No all’estensione degli orari nei negozi!

Il Gran Consiglio Ticinese ha approvato una nuova estensione degli orari d’apertura dei negozi sulle spalle delle lavoratrici e dei lavoratori. Non sono passati nemmeno due anni dall’entrata in vigore dell’ultima modifica, che tornano alla carica con un’iniziativa parlamentare intrisa di ideologia neo-liberale.

Speziali, membro del consiglio di cooperativa di Migros Ticino, si fa portavoce dei padroni della grande distribuzione in parlamento e propone:

– Negozi con 400 m2 di superficie di vendita aperti 7 giorni su 7 in tutti i comuni considerati turistici, ossia 66 comuni, tutti i grandi centri urbani compresi.

– Per tutti i negozi del cantone aperture domenicali e i giorni festivi comparati alla domenica 4 volte all’anno invece di 3 e aperte fino alle 19.00 invece delle 18.00.

La maniera in cui la destra (PLR e metà del PPD) e l’estrema destra (UDC e Lega) ha argomentato la necessità della riforma è stata imbarazzante per quanto spudoratamente filo padronale.

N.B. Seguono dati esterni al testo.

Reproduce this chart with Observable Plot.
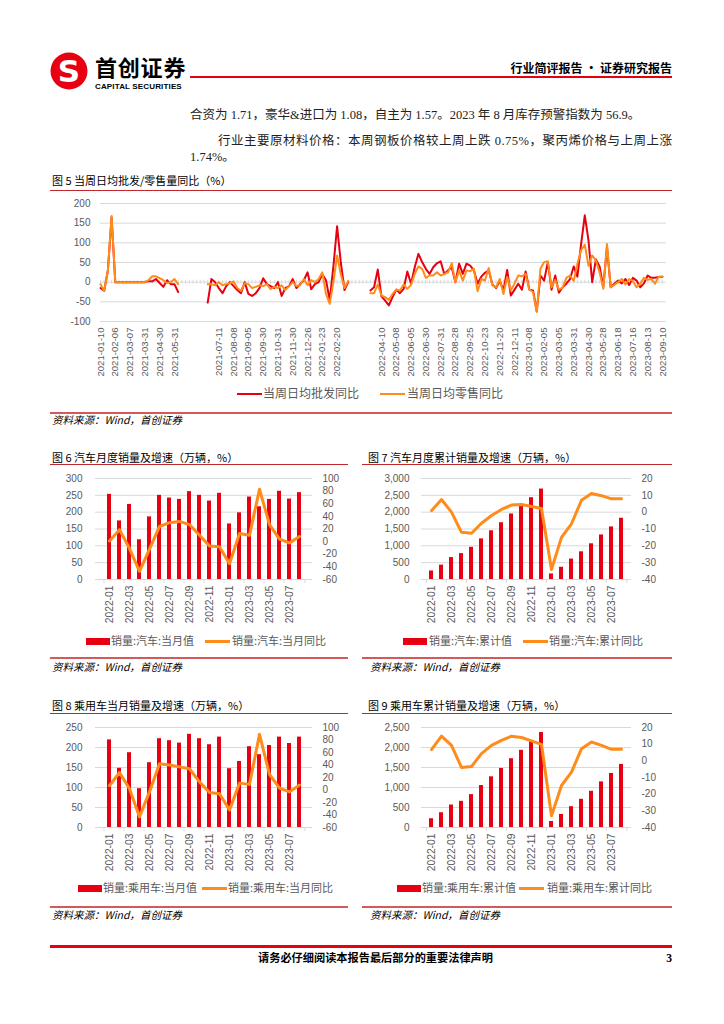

Secondo loro le aperture la domenica servono:

– al turismo, ma poi dicono che il problema sono i ticinesi poveri che vanno a fare spesa in Italia;

– ad assumere personale, ma si sono sempre opposti a qualsiasi misura per contenere il precariato;

– a rilanciare l’economia, mentre il potere d’acquisto dei ticinesi sta colando a picco.

Le illusioni in cui si coccola la maggioranza del parlamento dimostrano che i borghesi non hanno ancora nemmeno lontanamente l’idea di cosa significa la crisi a cui andiamo incontro quest’inverno. Il Consiglio federale ci chiede di fare la doccia in due, mentre i negozi consumeranno energia un giorno in più a settimana, sebbene i clienti potenziali sarebbero sempre quelli.

Per noi del Partito Operaio e Popolare una deregolamentazione porterà a spezzettare maggiormente i turni di chi già adesso lavora e a nessun ulteriore posto di lavoro. Metterà ancora più in difficoltà molte famiglie che non riusciranno più a godere del tempo libero con i propri cari.

Continuare a fomentare l’idea che la liberalizzazione delle aperture dei negozi sia una panacea alla crisi a noi infastidisce perché si tratta di promuovere un’idea di sviluppo incentrata sul consumo e non sul lavoro.

Per queste ragioni noi sosterremo il referendum che con ogni probabilità lanceranno i sindacati.